The analysis of competing risks data has a long history, traceable to 1766 and the work of Daniel Bernoulli on the impact of smallpox on mortality in 18th century Europe. Today as then, statistical innovation is driven by pressing concerns of society and industry, which must be addressed using complex time to event data. This collection of articles attempts to highlight emerging areas in biomedical and reliability applications where existing methodology is insufficient to address the core issues, and innovative approaches are required. It is indeed an exciting time to be working in this area.

To address mortality issues in the smallpox epidemic, Bernoulli formulated a latent event time model which enabled non-smallpox mortality to be isolated from smallpox mortality, thereby enabling projections which would not have been possible using other formulations. In reliability, this formulation using latent variables continues to play a major role, with systems decomposable into independent components, or maintenance actions being modeled as dependent risks. The papers of Yili Hong and William Q. Meeker, and of Yann Dijoux and Olivier Gaudoin, present methodological innovations tailored to current needs in industrial engineering.

In biomedical applications, the focus has shifted somewhat from the latent variable formulation to the modeling of the observable data, either via the cause specific hazard or cumulative incidence functions. These quantities specify event patterns in the current reality where multiple risks may exist, in contrast to the latent variable formulation, where the latent event time for a particular risk is interpreted in a hypothetical reality where all other risks have been eliminated. The cause specific hazard captures instantaneous risks which may be useful biologically, while the cumulative incidence functions define absolute risks which may be of importance to patients, clinicians and policy makers. Ravi Varadhan, Qian-Li Xue and Karen Bandeen-Roche provide a critical assessment of both formulations in aging research, where competing risks are critically important because of censoring by mortality, and review different methodological strategies. These analytic choices are critically important in understanding population dynamics and planning for future health care needs.

A primary theme of this volume is the extension of methods for independently censored data to the competing risks setting. The potentially dependent censoring arising from the competing risks, in addition to the usual independent censoring, may either complicate or invalidate the use of methods developed for independently censored data. A number of papers consider design issues where the cause-specific hazard and cumulative incidence are of primary interest. The assessment of association and its impact on predictions in family based studies involving disease endpoints censored by mortality is discussed in the paper by Thomas H. Scheike, Klaus K. Holst and Jacob B. Hjelmborg, and also in the paper by Malka Gorfine, Li Hsu, David M. Zucker and Giovanni Parmigiani, extending previous work on data without competing risks. Similarly, complex sampling designs which have been addressed for independently censored data are here considered for competing risks, with Stephanie A. Kovalchik and Ruth M. Pfeiffer addressing survey designs; Jean-Yves Dauxois, Agathe Guilloux and Syed N.U.A. Kirmani addressing length-biased sampling; and Nadine Binder, Thomas A. Gerds and Per Kragh Andersen, as well as Liang Li, Bo Hu and Michael W. Kattan, addressing covariate dependent censoring, as may occur in nonrandomized cohort studies or adaptive clinical studies.

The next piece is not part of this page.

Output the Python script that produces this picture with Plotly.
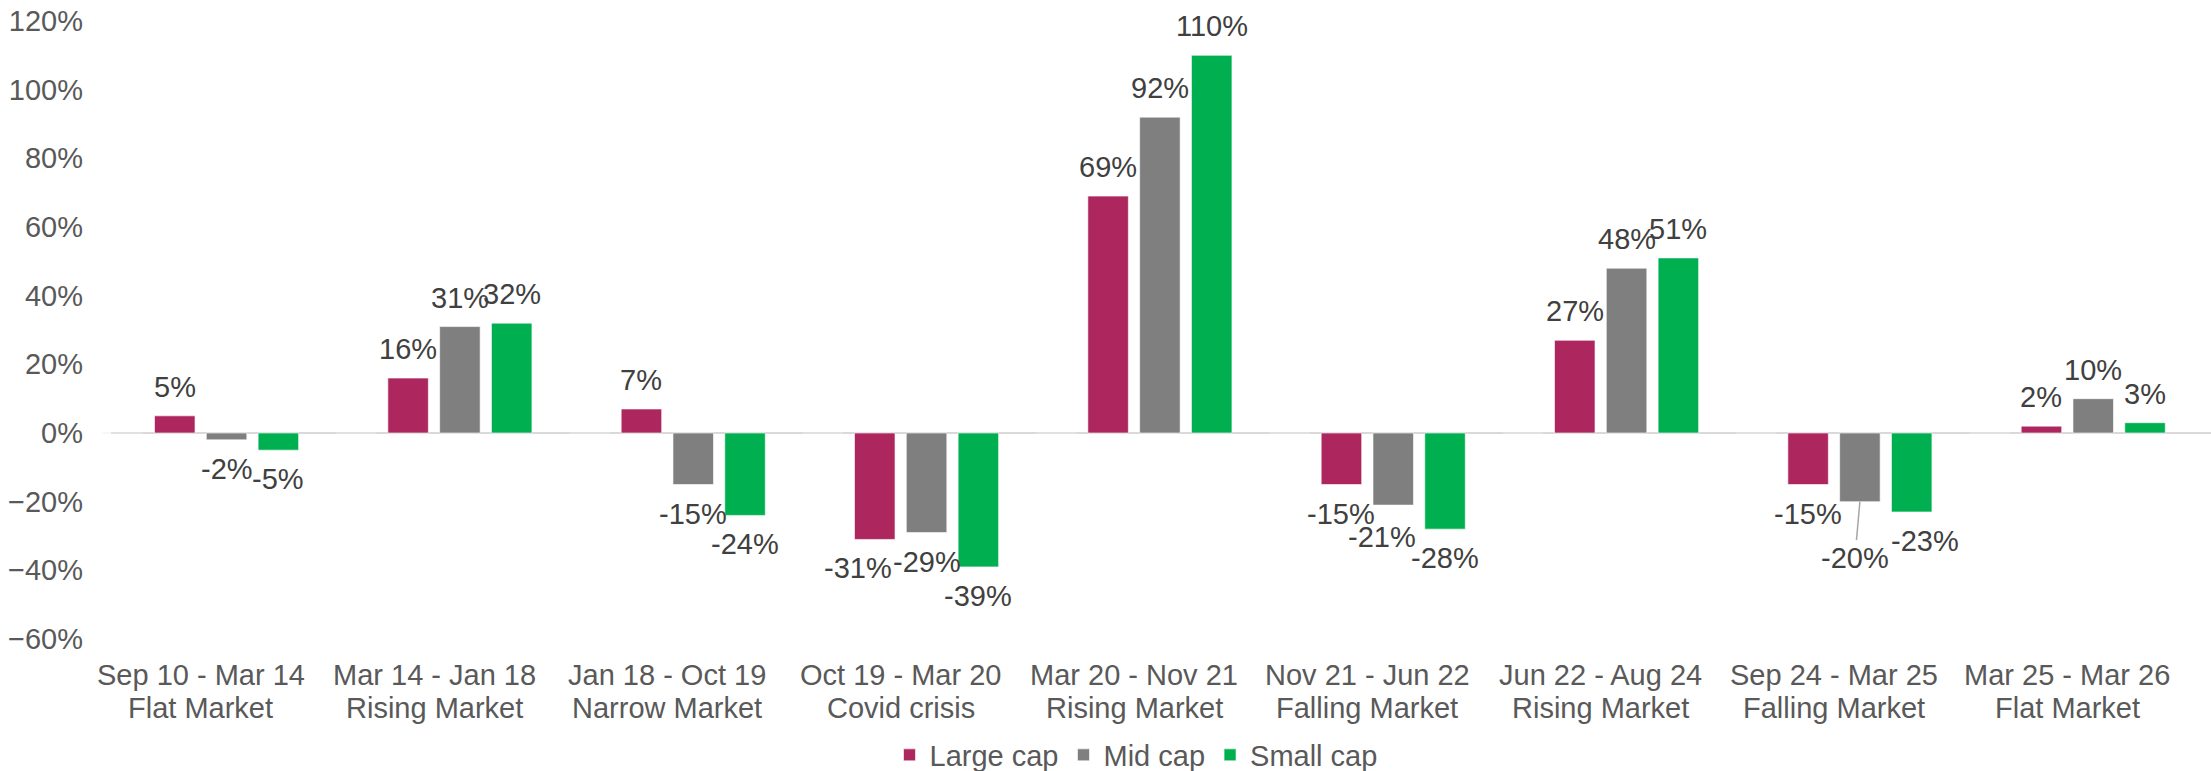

Finally, the contributions of Arthur Allignol, Jan Beyersmann, Thomas A. Gerds and Aurélien Latouche, and of Laura L. Taylor and Edsel A. Pena, study nonparametric estimation with competing risks embedded in more complicated data structures, respectively the non-Markov illness death model and recurrent competing risks data. As with the aforementioned papers, these works respond directly to the complexity of data arising in both biomedical and reliability applications.

We trust that you will find these papers stimulating, representing the state of the art in both the theory and application of competing risks methodology. Looking back almost 250 years, our hope is that in 250 years, this volume may permit one to trace the arc of developments in competing risks, recognizing the importance of applications in providing direction to these developments, and placing today’s work in historical context.

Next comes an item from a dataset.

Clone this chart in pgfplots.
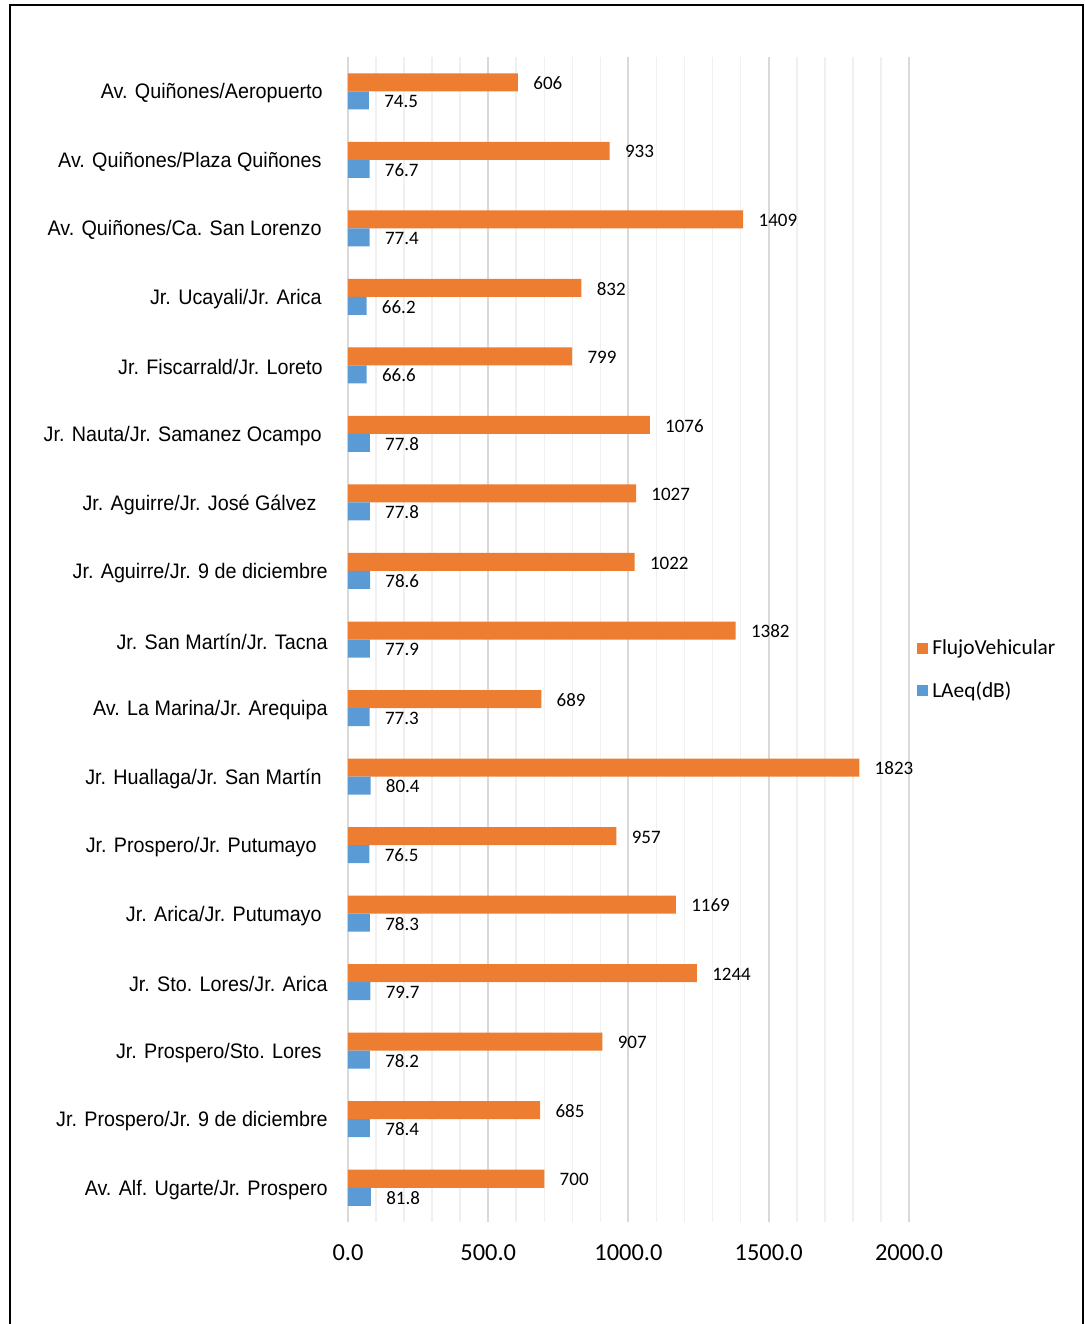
\documentclass[border=0pt]{standalone}
\usepackage{fontspec}
\setmainfont{Carlito}
\newfontfamily\narrowfont{Liberation Sans}[FakeStretch=0.94]
\usepackage{pgfplots}
\pgfplotsset{compat=1.18}
\definecolor{orng}{HTML}{ED7D31}
\definecolor{blu}{HTML}{5B9BD5}
\definecolor{majgrid}{HTML}{D9D9D9}
\definecolor{mingrid}{HTML}{F0F0F0}
\begin{document}
\begin{tikzpicture}
\begin{axis}[
  at={(0pt,0pt)}, anchor=south west,
  scale only axis, width=280.5pt, height=582.5pt,
  xbar, bar width=9pt,
  y dir=reverse,
  xmin=0, xmax=2000, ymin=-0.5, ymax=16.5,
  xtick={0,500,1000,1500,2000},
  minor x tick num=4,
  xmajorgrids, xminorgrids,
  major grid style={majgrid, line width=1pt},
  minor grid style={mingrid, line width=0.8pt},
  axis line style={draw=none},
  major tick length=0pt, minor tick length=0pt,
  /pgf/number format/assume math mode=true,
  ytick={0,...,16},
  yticklabels={
    Av. Quiñones/Aeropuerto\kern2.5pt,
    Av. Quiñones/Plaza Quiñones\kern3pt,
    Av. Quiñones/Ca. San Lorenzo\kern3pt,
    Jr. Ucayali/Jr. Arica\kern3pt,
    Jr. Fiscarrald/Jr. Loreto\kern2.5pt,
    Jr. Nauta/Jr. Samanez Ocampo\kern3pt,
    Jr. Aguirre/Jr. José Gálvez\kern5.5pt,
    Jr. Aguirre/Jr. 9 de diciembre,
    Jr. San Martín/Jr. Tacna,
    Av. La Marina/Jr. Arequipa,
    Jr. Huallaga/Jr. San Martín\kern3pt,
    Jr. Prospero/Jr. Putumayo\kern5.5pt,
    Jr. Arica/Jr. Putumayo\kern3pt,
    Jr. Sto. Lores/Jr. Arica,
    Jr. Prospero/Sto. Lores\kern3pt,
    Jr. Prospero/Jr. 9 de diciembre,
    Av. Alf. Ugarte/Jr. Prospero},
  yticklabel style={font=\narrowfont\fontsize{10.5pt}{12pt}\selectfont, anchor=east, xshift=-10pt, yshift=-1pt, inner sep=0pt},
  xticklabel style={font=\fontsize{12.2pt}{15pt}\selectfont, anchor=center, yshift=-15.5pt, inner sep=0pt},
  xticklabel={\pgfmathprintnumber[fixed,fixed zerofill,precision=1,1000 sep={}]{\tick}},
  nodes near coords,
  nodes near coords style={font=\fontsize{9.5pt}{11pt}\selectfont, anchor=west, xshift=7.5pt, yshift=-0.5pt, inner sep=0pt, black},
  legend style={draw=none, fill=none, at={(1.014,0.4738)}, anchor=west,
    font=\fontsize{10.7pt}{12pt}\selectfont, row sep=8pt, inner sep=0pt,
    /tikz/every even column/.append style={column sep=2pt}},
  legend cell align=left,
  legend image code/.code={\fill[#1] (0pt,-2.75pt) rectangle (5.5pt,2.75pt);},
]
\addplot[fill=orng, draw=none, bar shift=4.5pt,
  nodes near coords={\pgfmathprintnumber[fixed,precision=0,1000 sep={}]{\pgfplotspointmeta}}]
  coordinates {(606,0) (933,1) (1409,2) (832,3) (799,4) (1076,5) (1027,6) (1022,7) (1382,8) (689,9) (1823,10) (957,11) (1169,12) (1244,13) (907,14) (685,15) (700,16)};
\addlegendentry{FlujoVehicular}
\addplot[fill=blu, draw=none, bar shift=-4.5pt,
  nodes near coords={\pgfmathprintnumber[fixed,fixed zerofill,precision=1]{\pgfplotspointmeta}}]
  coordinates {(74.5,0) (76.7,1) (77.4,2) (66.2,3) (66.6,4) (77.8,5) (77.8,6) (78.6,7) (77.9,8) (77.3,9) (80.4,10) (76.5,11) (78.3,12) (79.7,13) (78.2,14) (78.4,15) (81.8,16)};
\addlegendentry{LAeq(dB)}
\end{axis}
\path[use as bounding box] (-174pt,-51pt) rectangle (368.5pt,611pt);
\draw[black, line width=1pt] (-169pt,-52pt) -- (-169pt,608.5pt) -- (367.5pt,608.5pt) -- (367.5pt,-52pt);
\end{tikzpicture}
\end{document}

We would finally like to thank the authors for their excellent contributions to this special issue. In fact, because of the overwhelming positive response from the invited participants, we were, due to page limits, not able to include all the papers in one issue. The papers by Varadhan, Xue and Bandeen-Roche on semicompeting risks in aging research; by Allignol, Beyersmann, Gerds and Latouche on the non-Markov illness-death model; and by Taylor and Pena on recurrent competing risks, will therefore appear in the next issue.